Alternating current (AC) is a type of electrical flow characterized by a continuous, rapid change in its direction within a circuit. The electrical charge periodically reverses its polarity, meaning the direction of the current is never static. This constant switching back and forth is the defining property of AC, which allows it to be used for the large-scale distribution of power across vast distances. Understanding this motion is key to recognizing why AC became the world’s standard for electrical power grids.
Defining the Difference Between AC and DC
The fundamental contrast between alternating current (AC) and direct current (DC) lies in the way electrons move through a conductor. In a DC circuit, typical of batteries and solar panels, the flow of electrons is steady and unidirectional, moving consistently from the negative to the positive terminal. This process maintains a constant electrical polarity within the circuit.

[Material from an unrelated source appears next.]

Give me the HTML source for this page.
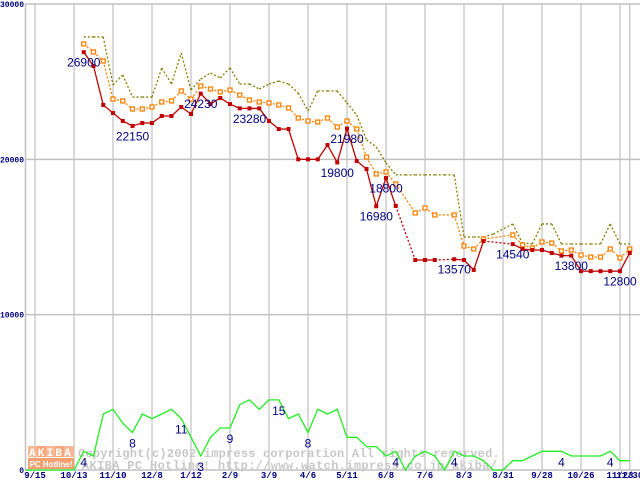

Conversely, an AC circuit is defined by its constantly changing polarity, typically generated by devices like alternators. As the polarity switches, the force driving the electrons also switches, causing the current to alternate its direction. The electrons in an AC system do not flow in a continuous loop but rather surge forward and then backward repeatedly.
This back-and-forth motion means that the voltage and current magnitude in an AC system are continuously varying over time, unlike the fixed, steady voltage of DC. While DC is ideal for charging batteries and powering electronic devices, the distinct flow patterns of the two types of current dictate their respective roles in modern electrical use.
The Mechanism of Direction Reversal
The periodic reversal of direction in alternating current is a direct result of how it is generated, typically by a rotating magnetic field within a power plant’s generator. As the generator coils spin, they induce an electrical voltage that rises to a maximum in one direction, falls to zero, and then rises to a maximum in the opposite direction. This mechanically driven change in magnetic flux forces the current to alternate.
The electrons within the wire do not travel long distances along the circuit; instead, they simply oscillate or vibrate back and forth around a relatively fixed point. Their movement is analogous to water sloshing back and forth in a pipe rather than flowing steadily through it. This rapid vibration efficiently transfers energy from one end of the circuit to the other without the electrons having to complete a long journey.
The speed of this reversal is measured as frequency, using the unit Hertz (Hz), which represents the number of full cycles per second. In North America, the standard AC frequency is 60 Hz, meaning the current’s direction completely reverses 120 times every second. This periodic motion is visually represented by a sine wave, which shows the smooth, continuous change in both the magnitude and direction of the voltage over time. The portion of the wave above the central line represents current flowing in one direction, while the portion below represents the opposite direction.
Practical Applications of Alternating Flow
The ability of alternating current to constantly reverse its direction provides a distinct advantage for power distribution that direct current cannot match. The core benefit lies in the fact that AC voltage can be easily and efficiently changed using a simple, stationary device known as a transformer. This device relies on the changing magnetic fields created by the alternating current to function.
Transformers allow power companies to “step up” the voltage to extremely high levels while simultaneously reducing the current for long-distance transmission across power lines. This reduction in current is highly effective because the amount of power lost as heat due to resistance in the wires is proportional to the square of the current. By reducing the current, energy loss is significantly minimized over great distances.
Once the electricity reaches a regional substation, transformers are used again to “step down” the voltage to lower, safer levels suitable for local distribution. This ease of transformation is the primary reason why alternating current is the standard choice for nearly all global power grids.